Öyleyse, bugün bu korkuları karabasana çevrime şansı vardır. Kitlelerin engelleme ve yasaklara, baskılara rağmen haykıracağı güçlü bir itiraz, hem OHAL’e bir meydan okuma hem de geleceğe yönelik bir söz olacaktır. Hakim sınıfların kaptan köşkünde oturan temsilcileri bizden sessiz kalmamızı, kenara çekilmemizi istiyor. Bunu da “nasıl olsa sonuç değişmeyecek” argümanıyla güçlendiriyor, dolaşıma sokuyor. Böylece bize mücadele arenasını, hattını ve duruşunu işaret ediyor.

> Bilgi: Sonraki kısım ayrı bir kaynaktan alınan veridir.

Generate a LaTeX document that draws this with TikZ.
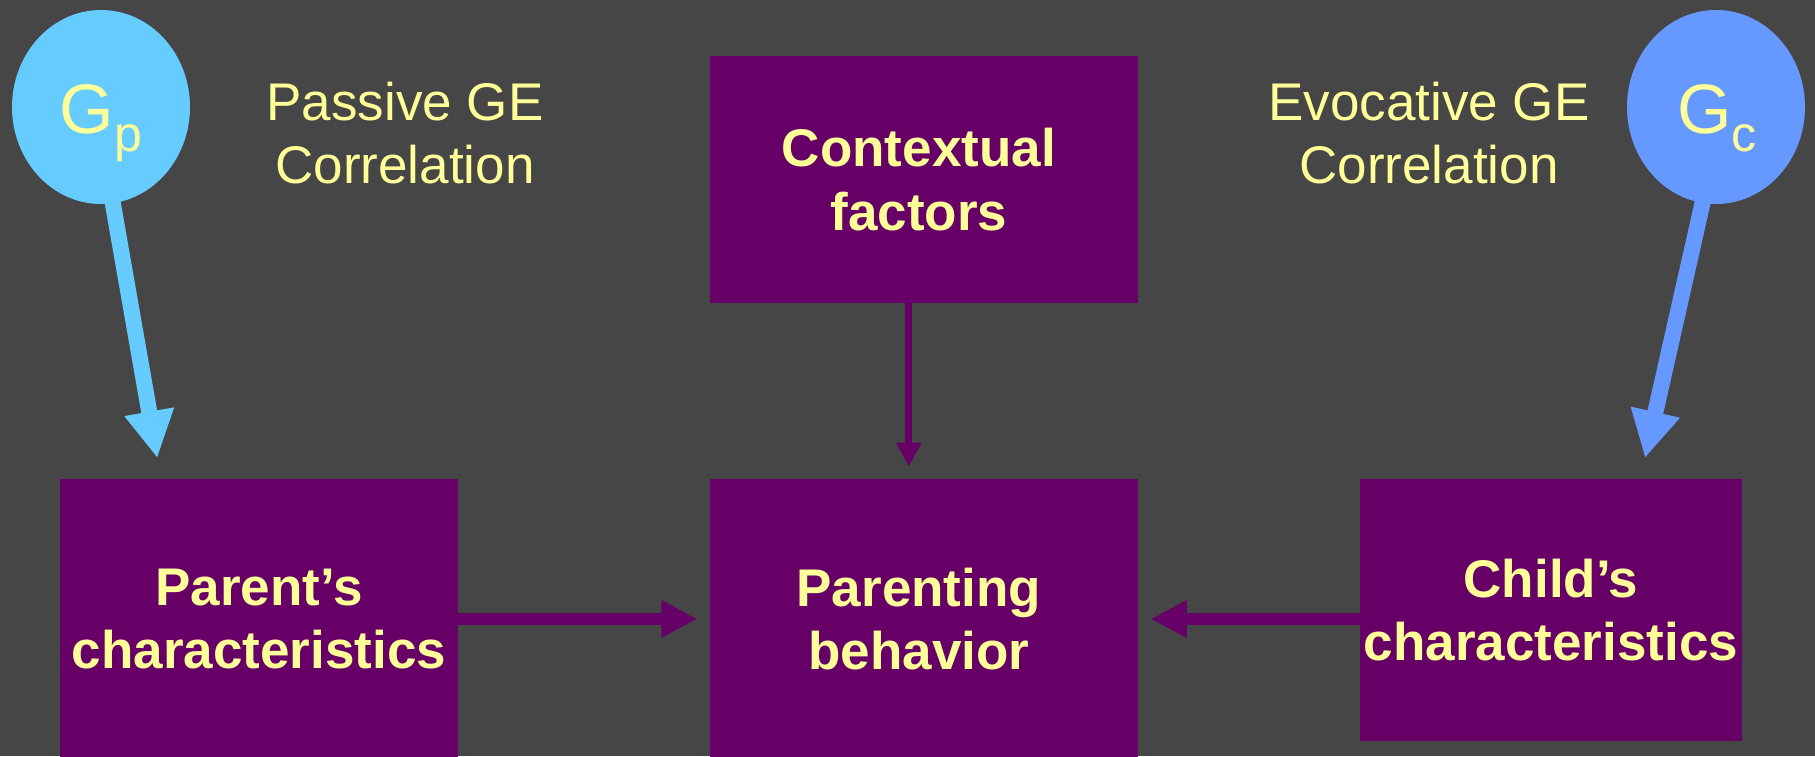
\documentclass[tikz,border=0pt]{standalone}
\usepackage{fontspec}
\setmainfont{Liberation Sans}
\usetikzlibrary{arrows.meta,shapes.geometric,calc}
\definecolor{slate}{HTML}{464646}
\definecolor{plum}{HTML}{660066}
\definecolor{butter}{HTML}{FFFF99}
\definecolor{sky}{HTML}{66CCFF}
\definecolor{cornflower}{HTML}{6699FF}
% trailing space that nudges centred lines a little to the left
\newcommand{\leftnudge}{\hspace*{10pt}}
\begin{document}
\begin{tikzpicture}[x=1pt,y=-1pt,
  factor/.style={fill=plum, inner sep=0pt, text=butter, align=center,
    font=\fontsize{53}{63.5}\selectfont\bfseries},
  gene/.style={ellipse, inner sep=0pt, minimum width=178pt, minimum height=194pt},
  caption/.style={text=butter, align=center, inner sep=0pt,
    font=\fontsize{53}{63}\selectfont},
  genelabel/.style={text=butter, inner sep=0pt, anchor=base},
  bigflow/.style={line width=16pt, -{Triangle[length=47pt,width=47pt]}, shorten <=-4pt},
  flow/.style={plum, line width=12pt, -{Triangle[length=36pt,width=35pt]}},
  thinflow/.style={plum, line width=7.3pt, -{Triangle[length=24pt,width=24pt]}}
]
% canvas
\useasboundingbox (0,0) rectangle (1815,756);
\fill[slate] (0,0) rectangle (1815,756);
\clip (0,0) rectangle (1815,756);

% factor boxes
\node[factor, minimum width=428.5pt, minimum height=247.5pt] (context) at (923.8,179.3) {Contextual\leftnudge\\factors\leftnudge};
\node[factor, minimum width=398pt, minimum height=280pt] (parent) at (259,619) {Parent’s\\characteristics};
\node[factor, minimum width=428.5pt, minimum height=280pt] (behav) at (923.8,619) {Parenting\leftnudge\\behavior\leftnudge};
\node[factor, minimum width=382pt, minimum height=262pt] (child) at (1551,610) {Child’s\\characteristics};

% genetic influences
\node[gene, fill=sky] (Gp) at (101,107) {};
\node[gene, fill=cornflower] (Gc) at (1716,107) {};
\node[genelabel] (gplabel) at (101,133) {\fontsize{70}{70}\selectfont G\raisebox{-18pt}{\fontsize{50}{50}\selectfont p}};
\node[genelabel] (gclabel) at (1717,133) {\fontsize{70}{70}\selectfont G\raisebox{-18pt}{\fontsize{50}{50}\selectfont c}};

% correlation captions
\node[caption] (passive) at (405,133.5) {Passive GE\\Correlation};
\node[caption] (evocative) at (1429,133.5) {Evocative GE\\Correlation};

% connectors
\coordinate (gptip) at (157.3,458);
\coordinate (gctip) at (1645,458);
\draw[bigflow, sky] (Gp.-83) -- (gptip);
\draw[bigflow, cornflower] (Gc.-98.5) -- (gctip);
\draw[thinflow] ($(context.south)+(-15,0)$) -- ($(behav.north)+(-15,-12.3)$);
\draw[flow] (parent.east |- behav.center) -- ($(behav.west)+(-12,0)$);
\draw[flow] (child.west |- behav.center) -- ($(behav.east)+(12.5,0)$);
\end{tikzpicture}
\end{document}
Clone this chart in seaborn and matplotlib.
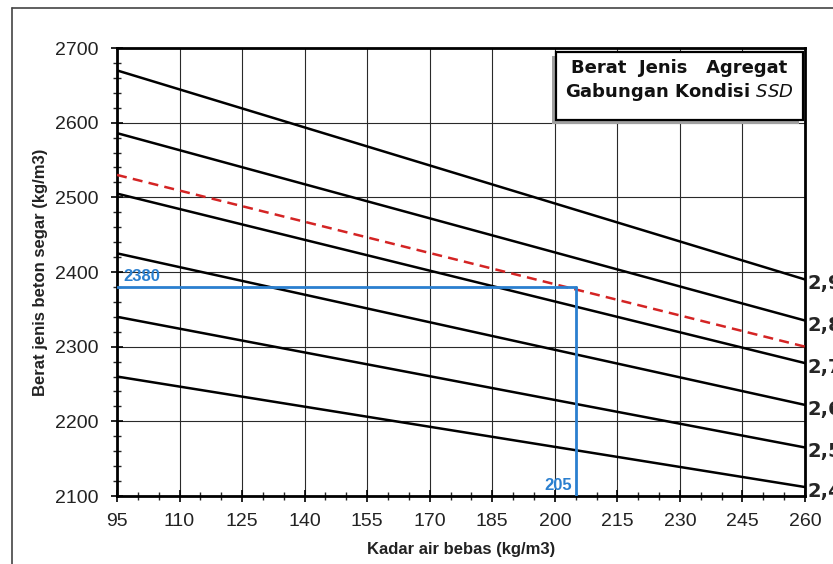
import matplotlib
matplotlib.use("Agg")
import matplotlib.pyplot as plt
from matplotlib.lines import Line2D
from matplotlib.patches import Rectangle
from matplotlib.ticker import MultipleLocator
import seaborn as sns
import pandas as pd

# ---- data ----
x_range = [95, 260]
sg_labels = ["2,9", "2,8", "2,7", "2,6", "2,5", "2,4"]
density_start = [2670, 2586, 2505, 2425, 2340, 2260]
density_end = [2390, 2335, 2278, 2222, 2165, 2112]
ssd_line = [2530, 2300]
water_value = 205
density_value = 2380
x_ticks = [95, 110, 125, 140, 155, 170, 185, 200, 215, 230, 245, 260]
y_ticks = [2100, 2200, 2300, 2400, 2500, 2600, 2700]

sns.set_style("ticks")
plt.rcParams['font.family'] = ['Liberation Sans', 'DejaVu Sans']

fig = plt.figure(figsize=(8.33, 5.64), dpi=100)
ax = fig.add_axes([117/833, 1-496/564, (805-117)/833, (496-48)/564])

ax.set_xlim(95, 260)
ax.set_ylim(2100, 2700)
ax.set_xticks(x_ticks)
ax.set_yticks(y_ticks)
ax.xaxis.set_minor_locator(MultipleLocator(5))
ax.yaxis.set_minor_locator(MultipleLocator(20))
ax.grid(True, which='major', color='#2a2a2a', linewidth=0.8)
ax.set_axisbelow(True)

for lab, s, e in zip(sg_labels, density_start, density_end):
    df = pd.DataFrame({"x": x_range, "y": [s, e]})
    sns.lineplot(data=df, x="x", y="y", ax=ax, color='black', linewidth=1.8, zorder=3)
    ax.text(260 + 0.6, e - 6, lab, ha='left', va='center', fontsize=14,
            fontweight='bold', family='DejaVu Sans', clip_on=False)

df_ssd = pd.DataFrame({"x": x_range, "y": ssd_line})
sns.lineplot(data=df_ssd, x="x", y="y", ax=ax, color='#D42424', linewidth=1.8,
             linestyle=(0, (4, 2.5)), zorder=3)

blue = '#2A7FCF'
ax.plot([95, water_value], [density_value, density_value], color=blue, linewidth=2, zorder=4)
ax.plot([water_value, water_value], [2100, density_value], color=blue, linewidth=2, zorder=4)
ax.text(96.5, density_value + 4, str(density_value), color=blue, fontsize=12,
        fontweight='bold', ha='left', va='bottom', zorder=5)
ax.text(water_value - 0.8, 2104, str(water_value), color=blue, fontsize=12,
        fontweight='bold', ha='right', va='bottom', zorder=5)

for sp in ax.spines.values():
    sp.set_visible(True)
    sp.set_linewidth(2)
    sp.set_color('black')

ax.tick_params(axis='both', which='major', direction='inout', length=8, width=1.2,
               labelsize=14, colors='black')
ax.tick_params(axis='both', which='minor', direction='inout', length=6, width=1.0)
ax.tick_params(axis='y', which='major', pad=9)
ax.tick_params(axis='x', which='major', pad=8)
for t in ax.get_xticklabels() + ax.get_yticklabels():
    t.set_color('#222222')

ax.set_xlabel("Kadar air bebas (kg/m3)", fontsize=12, fontweight='bold', labelpad=9,
              color='#222222')
ax.set_ylabel("Berat jenis beton segar (kg/m3)", fontsize=12, fontweight='bold',
              labelpad=5, color='#222222')

# title box with shadow
bx0, bx1 = 556/833, 803/833
by0, by1 = 1-120/564, 1-52/564
fig.add_artist(Rectangle((bx0 - 0.005, by0 - 0.007), bx1 - bx0, by1 - by0,
                         transform=fig.transFigure, facecolor='#a0a0a0',
                         edgecolor='none', zorder=9))
fig.add_artist(Rectangle((bx0, by0), bx1 - bx0, by1 - by0, transform=fig.transFigure,
                         facecolor='white', edgecolor='black', linewidth=1.6, zorder=10))
fig.text((bx0 + bx1) / 2, 1-68/564, "Berat  Jenis   Agregat", ha='center', va='center',
         fontsize=13, fontweight='bold', family='DejaVu Sans', color='#111111', zorder=11)
fig.text((bx0 + bx1) / 2, 1-92/564, "Gabungan Kondisi $\\mathbf{\\it{SSD}}$", ha='center',
         va='center', fontsize=13, fontweight='bold', family='DejaVu Sans',
         color='#111111', zorder=11)

# outer frame lines
fig.add_artist(Line2D([12/833, 12/833], [0, 1-8/564], transform=fig.transFigure,
                      color='#444444', linewidth=1.2))
fig.add_artist(Line2D([12/833, 1], [1-8/564, 1-8/564], transform=fig.transFigure,
                      color='#444444', linewidth=1.2))

fig.savefig("out.png", dpi=100)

Referandumda hesaplaşmanın en öne çıkan başlığında Kürt sorununu kapsayan çemberin içinde direnişin en ileri mevzisinde konumlanmak acil bir ihtiyaç. Güçleri korumak, tahkim etmek ve gidişata belirleyici bir etkide bulunma olanağı ancak bu şekilde ortaya çıkacaktır. Demokrasi ve özgürlük güçlerinin dayanışmasına ve birlikte mücadelesine bugün her zamankinden fazla ihtiyaç vardır. Kapsayıcı, umut ve moral aşılayan etkin bir çalışmanın karşılık bulacağına şüphe yok. Enerjiyi katlama, tempoyu yükseltme, çıtayı yukarı çekme, cesaret ve cüreti büyütme zamanıdır.